A gallery opening is not the occasion for an outfit that looks like a costume. Fashion that reads as costume — highly themed, dependent on context to make sense, aggressively ironic or deliberately ugly-fashionable — competes with the work in the space rather than coexisting with it. It also tends to date visibly and quickly, which is an irony in a context that generally takes a longer view of things.

Equally, an outfit that is clearly dressier than the context — a cocktail dress, a sequinned piece, anything that reads as party or gala rather than cultural gathering — creates the impression that the person wearing it has mistaken the event for a different kind of occasion. The formality of a gallery opening is cultural rather than ceremonial, and the clothing should match that distinction.
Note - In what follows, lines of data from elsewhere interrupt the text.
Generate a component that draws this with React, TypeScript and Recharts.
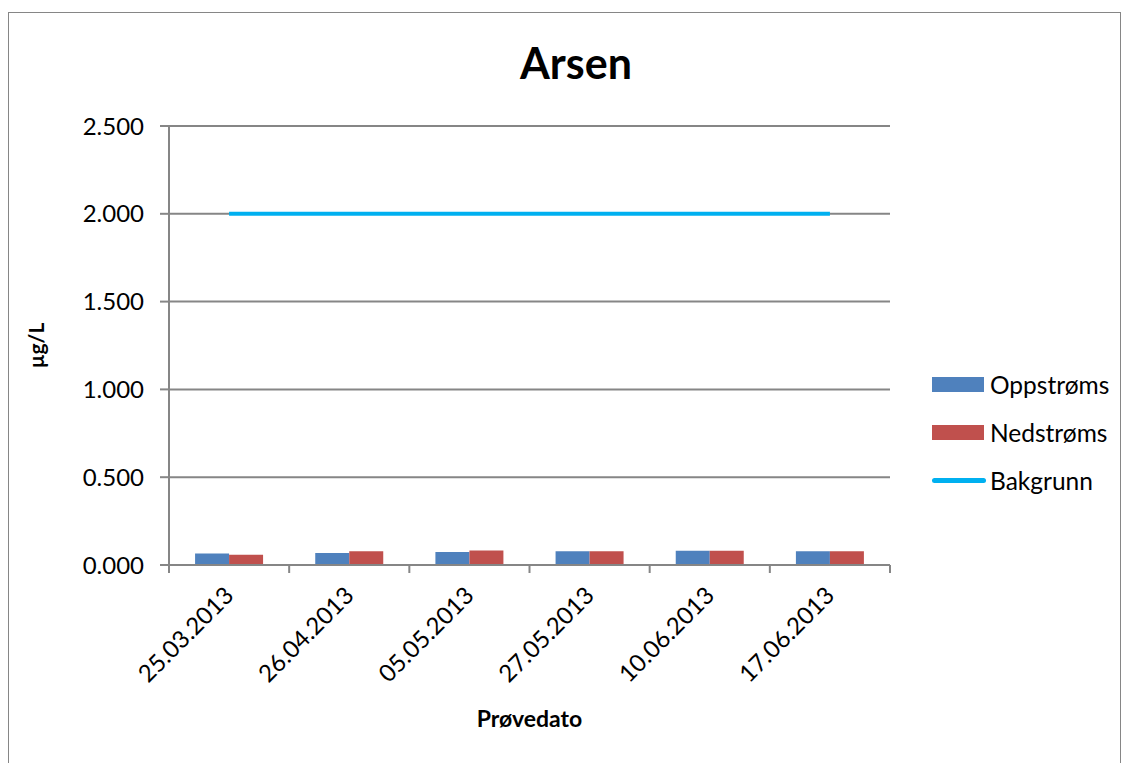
import { ComposedChart, Bar, Line, XAxis, YAxis, CartesianGrid, Legend, Label } from 'recharts';

const dates = ['25.03.2013', '26.04.2013', '05.05.2013', '27.05.2013', '10.06.2013', '17.06.2013'];
const oppstroms = [0.066, 0.068, 0.074, 0.079, 0.081, 0.078];
const nedstroms = [0.059, 0.078, 0.083, 0.078, 0.081, 0.078];
const bakgrunn = [2, 2, 2, 2, 2, 2];
const yTicks = [0, 0.5, 1, 1.5, 2, 2.5];
const seriesNames = ['Oppstrøms', 'Nedstrøms', 'Bakgrunn'];

const data = dates.map((d, i) => ({
  date: d,
  oppstroms: oppstroms[i],
  nedstroms: nedstroms[i],
  bakgrunn: bakgrunn[i],
}));

const W = 1131;
const H = 763;
const PLOT_LEFT = 169;
const PLOT_RIGHT = 890;
const PLOT_TOP = 126;
const PLOT_BOTTOM = 565;
const Y_AXIS_W = 149;

const GRAY = '#868686';
const FONT = 'Lato, "Open Sans", sans-serif';

// date labels at 45°, plus tick marks on the category boundaries
function DateTick(props: any) {
  const { x, y, payload, index } = props;
  const half = (PLOT_RIGHT - PLOT_LEFT) / dates.length / 2;
  return (
    <g>
      <line x1={x - half} x2={x - half} y1={y} y2={y + 8} stroke={GRAY} strokeWidth={2} />
      {index === dates.length - 1 && (
        <line x1={x + half} x2={x + half} y1={y} y2={y + 8} stroke={GRAY} strokeWidth={2} />
      )}
      <text
        transform={`translate(${x + 6},${y + 32}) rotate(-45)`}
        textAnchor="end"
        fontSize={24}
        fill="#000"
        fontFamily={FONT}
      >
        {payload.value}
      </text>
    </g>
  );
}

function renderLegend(props: any) {
  const items = [...(props.payload || [])].sort(
    (a: any, b: any) => seriesNames.indexOf(a.value) - seriesNames.indexOf(b.value)
  );
  return (
    <div style={{ fontFamily: FONT, fontSize: 24.5, color: '#000' }}>
      {items.map((item: any) => (
        <div key={item.value} style={{ display: 'flex', alignItems: 'center', height: 48 }}>
          {item.type === 'line' ? (
            <div style={{ width: 54, height: 5, borderRadius: 2.5, background: item.color, marginRight: 4 }} />
          ) : (
            <div style={{ width: 52, height: 15, background: item.color, marginRight: 6 }} />
          )}
          <span>{item.value}</span>
        </div>
      ))}
    </div>
  );
}

export default function App() {
  return (
    <div style={{ position: 'absolute', left: 0, top: 0, width: W, height: H, overflow: 'hidden', background: '#fff' }}>
      <div
        style={{
          position: 'absolute',
          left: 8,
          top: 12,
          width: 1113,
          height: H - 12,
          border: `1px solid ${GRAY}`,
          borderBottom: 'none',
          boxSizing: 'border-box',
        }}
      />
      <div
        style={{
          position: 'absolute',
          left: 476,
          width: 200,
          top: 38,
          textAlign: 'center',
          fontFamily: FONT,
          fontWeight: 'bold',
          fontSize: 43,
          lineHeight: '50px',
          color: '#000',
        }}
      >
        Arsen
      </div>
      <div style={{ position: 'absolute', left: 0, top: 0 }}>
        <ComposedChart
          width={W}
          height={H}
          data={data}
          margin={{ top: PLOT_TOP, left: PLOT_LEFT - Y_AXIS_W, right: W - PLOT_RIGHT, bottom: 0 }}
          barCategoryGap="21.7%"
          barGap={0}
        >
          <CartesianGrid vertical={false} stroke={GRAY} strokeWidth={2} />
          <XAxis
            dataKey="date"
            interval={0}
            height={H - PLOT_BOTTOM}
            axisLine={{ stroke: GRAY, strokeWidth: 2 }}
            tickLine={false}
            tickSize={0}
            tickMargin={0}
            tick={<DateTick />}
          >
            <Label
              content={() => (
                <text
                  x={PLOT_LEFT + (PLOT_RIGHT - PLOT_LEFT) / 2}
                  y={727}
                  textAnchor="middle"
                  fontFamily={FONT}
                  fontWeight="bold"
                  fontSize={23}
                  fill="#000"
                >
                  Prøvedato
                </text>
              )}
            />
          </XAxis>
          <YAxis
            width={Y_AXIS_W}
            domain={[0, 2.5]}
            ticks={yTicks}
            interval={0}
            axisLine={{ stroke: GRAY, strokeWidth: 2 }}
            tickLine={{ stroke: GRAY, strokeWidth: 2 }}
            tickSize={9}
            tickMargin={16}
            tickFormatter={(v: number) => v.toFixed(3)}
            tick={{ fontSize: 24, fill: '#000', fontFamily: FONT }}
          >
            <Label
              content={() => (
                <text
                  transform={`translate(44,${(PLOT_TOP + PLOT_BOTTOM) / 2}) rotate(-90)`}
                  textAnchor="middle"
                  fontFamily={FONT}
                  fontWeight="bold"
                  fontSize={21}
                  fill="#000"
                >
                  µg/L
                </text>
              )}
            />
          </YAxis>
          <Legend
            layout="vertical"
            align="center"
            verticalAlign="middle"
            content={renderLegend}
            wrapperStyle={{ left: 932, top: 360, width: 195 }}
          />
          <Bar dataKey="oppstroms" name="Oppstrøms" fill="#4f81bd" isAnimationActive={false} />
          <Bar dataKey="nedstroms" name="Nedstrøms" fill="#c0504d" isAnimationActive={false} />
          <Line
            dataKey="bakgrunn"
            name="Bakgrunn"
            type="linear"
            stroke="#00b0f0"
            strokeWidth={4}
            dot={false}
            activeDot={false}
            legendType="line"
            isAnimationActive={false}
          />
        </ComposedChart>
      </div>
    </div>
  );
}
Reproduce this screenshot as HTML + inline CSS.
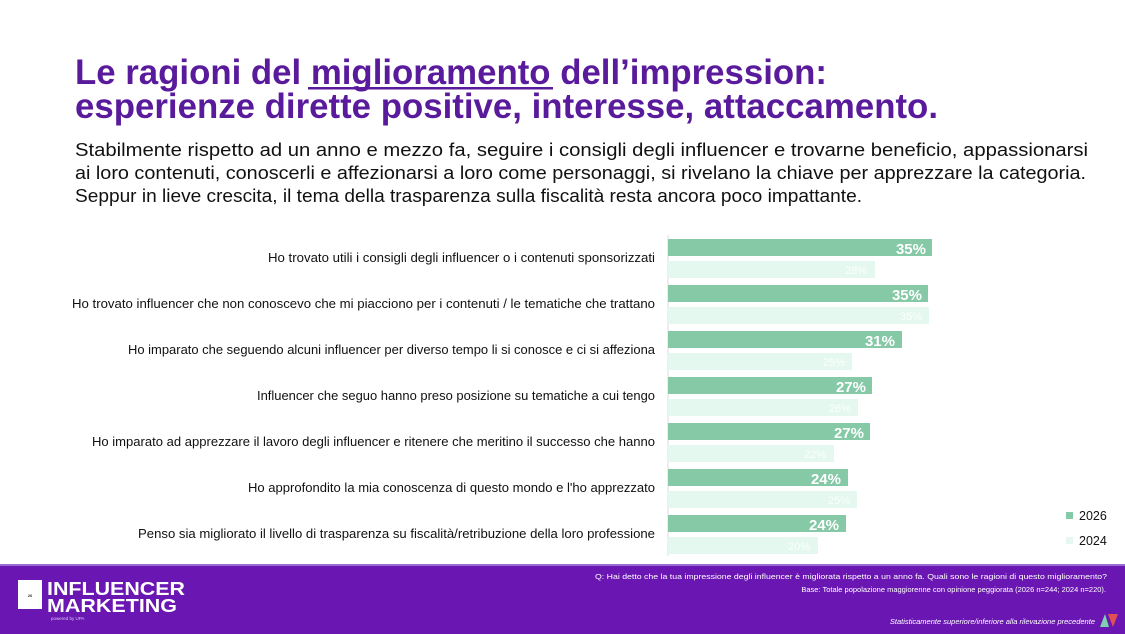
<!DOCTYPE html>
<html><head><meta charset="utf-8"><style>
html,body{margin:0;padding:0;background:#fff}
svg{display:block}
</style></head><body>
<svg width="1125" height="634" viewBox="0 0 1125 634" xmlns="http://www.w3.org/2000/svg" font-family="Liberation Sans, DejaVu Sans, sans-serif">
<rect width="1125" height="634" fill="#fff"/>
<g fill="#5a1a9c" font-weight="bold" font-size="35">
<text x="75" y="84" textLength="752" lengthAdjust="spacingAndGlyphs">Le ragioni del miglioramento dell’impression:</text>
<text x="75" y="118" textLength="863" lengthAdjust="spacingAndGlyphs">esperienze dirette positive, interesse, attaccamento.</text>
</g>
<rect x="308" y="87" width="245" height="2.5" fill="#5a1a9c"/>
<g fill="#111" font-size="18.5">
<text x="75" y="156" textLength="1013" lengthAdjust="spacingAndGlyphs">Stabilmente rispetto ad un anno e mezzo fa, seguire i consigli degli influencer e trovarne beneficio, appassionarsi</text>
<text x="75" y="179" textLength="1011" lengthAdjust="spacingAndGlyphs">ai loro contenuti, conoscerli e affezionarsi a loro come personaggi, si rivelano la chiave per apprezzare la categoria.</text>
<text x="75" y="202" textLength="787" lengthAdjust="spacingAndGlyphs">Seppur in lieve crescita, il tema della trasparenza sulla fiscalità resta ancora poco impattante.</text>
</g>
<g fill="#111" font-size="12.5" text-anchor="end">
<text x="655" y="262" textLength="387" lengthAdjust="spacingAndGlyphs">Ho trovato utili i consigli degli influencer o i contenuti sponsorizzati</text>
<text x="655" y="308" textLength="583" lengthAdjust="spacingAndGlyphs">Ho trovato influencer che non conoscevo che mi piacciono per i contenuti / le tematiche che trattano</text>
<text x="655" y="354" textLength="527" lengthAdjust="spacingAndGlyphs">Ho imparato che seguendo alcuni influencer per diverso tempo li si conosce e ci si affeziona</text>
<text x="655" y="400" textLength="398" lengthAdjust="spacingAndGlyphs">Influencer che seguo hanno preso posizione su tematiche a cui tengo</text>
<text x="655" y="446" textLength="563" lengthAdjust="spacingAndGlyphs">Ho imparato ad apprezzare il lavoro degli influencer e ritenere che meritino il successo che hanno</text>
<text x="655" y="492" textLength="407" lengthAdjust="spacingAndGlyphs">Ho approfondito la mia conoscenza di questo mondo e l'ho apprezzato</text>
<text x="655" y="538" textLength="517" lengthAdjust="spacingAndGlyphs">Penso sia migliorato il livello di trasparenza su fiscalità/retribuzione della loro professione</text>
</g>
<line x1="668" y1="235" x2="668" y2="556" stroke="#ddd" stroke-width="1"/>
<g fill="#85c9a6">
<rect x="668" y="239" width="264" height="17"/>
<rect x="668" y="285" width="260" height="17"/>
<rect x="668" y="331" width="234" height="17"/>
<rect x="668" y="377" width="204" height="17"/>
<rect x="668" y="423" width="202" height="17"/>
<rect x="668" y="469" width="180" height="17"/>
<rect x="668" y="515" width="178" height="17"/>
</g>
<g fill="#e4f8f0">
<rect x="668" y="261" width="207" height="17"/>
<rect x="668" y="307" width="261" height="17"/>
<rect x="668" y="353" width="184" height="17"/>
<rect x="668" y="399" width="190" height="17"/>
<rect x="668" y="445" width="166" height="17"/>
<rect x="668" y="491" width="189" height="17"/>
<rect x="668" y="537" width="150" height="17"/>
</g>
<g fill="#fff" font-weight="bold" font-size="15" text-anchor="end">
<text x="926" y="254">35%</text>
<text x="922" y="300">35%</text>
<text x="895" y="346">31%</text>
<text x="866" y="392">27%</text>
<text x="864" y="438">27%</text>
<text x="841" y="484">24%</text>
<text x="839" y="530">24%</text>
</g>
<g fill="#fff" font-size="11" text-anchor="end" opacity="0.9">
<text x="867" y="274">28%</text>
<text x="922" y="320">35%</text>
<text x="845" y="366">25%</text>
<text x="851" y="412">26%</text>
<text x="826" y="458">22%</text>
<text x="850" y="504">25%</text>
<text x="810" y="550">20%</text>
</g>
<rect x="1066" y="512" width="7" height="7" fill="#85c9a6"/>
<rect x="1066" y="537" width="7" height="7" fill="#e4f8f0"/>
<g fill="#111" font-size="12.5"><text x="1079" y="520">2026</text><text x="1079" y="545">2024</text></g>
<rect x="0" y="566" width="1125" height="68" fill="#6a16b2"/>
<rect x="0" y="564" width="1125" height="2" fill="#9a6ad0"/>
<rect x="18" y="580" width="24" height="29" fill="#fff"/>
<text x="30" y="597" font-size="4" fill="#333" text-anchor="middle" font-weight="bold">26</text>
<g fill="#fff" font-weight="bold" font-size="18">
<text x="47" y="595" textLength="138" lengthAdjust="spacingAndGlyphs">INFLUENCER</text>
<text x="47" y="612" textLength="130" lengthAdjust="spacingAndGlyphs">MARKETING</text>
</g>
<text x="51" y="620" font-size="4.5" fill="#d9c8f0">powered by UPA</text>
<text x="595" y="579" font-size="7.5" fill="#fff" textLength="512" lengthAdjust="spacingAndGlyphs">Q: Hai detto che la tua impressione degli influencer è migliorata rispetto a un anno fa. Quali sono le ragioni di questo miglioramento?</text>
<g fill="#fff" font-size="7.5" text-anchor="end">
<text x="1106" y="592">Base: Totale popolazione maggiorenne con opinione peggiorata (2026 n=244; 2024 n=220).</text>
<text x="1095" y="624" font-style="italic">Statisticamente superiore/inferiore alla rilevazione precedente</text>
</g>
<polygon points="1100,627 1105,614 1109,627" fill="#7fd0b0"/>
<polygon points="1108,614 1118,614 1113,627" fill="#e05050"/>
</svg>
</body></html>
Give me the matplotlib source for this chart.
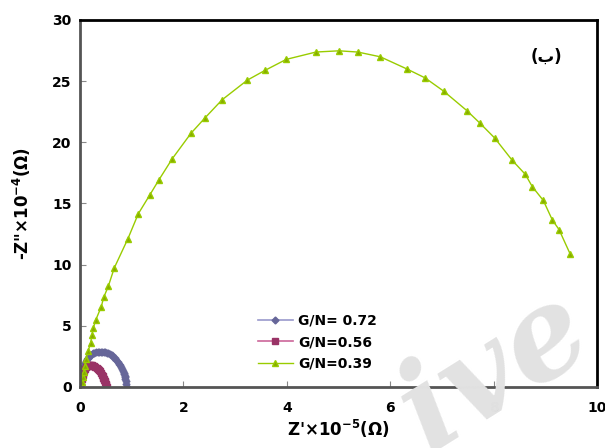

Being overdressed in a gallery is as much a misread as being underdressed at a wedding.

“In a room dedicated to looking carefully at things, an outfit that rewards attention is always more interesting than one designed to announce itself immediately.”

Adapting for the Specific Context

Not all gallery openings are the same. A commercial gallery in a major city, a not-for-profit arts organisation launch, a friend’s studio show, a major museum private view — each sits at a different point on the formality scale and attracts a different audience. When you have enough information about the specific context, it is worth adjusting accordingly: the studio show of an artist working in a rough-and-ready east London warehouse has a different register than a private view at a west end gallery, even if both are technically gallery openings.

The adjustments do not need to be dramatic. The trouser that works in both contexts might stay the same; what changes is whether the top is a silk blouse or a quality oversized knit, whether the shoes are a heel or a clean leather trainer, whether the jewellery is sculptural and minimal or more relaxed and stacked. Understanding the specific audience and space, and calibrating the degree of polish accordingly, is the final refinement that makes gallery opening dressing feel naturally right rather than generically applied.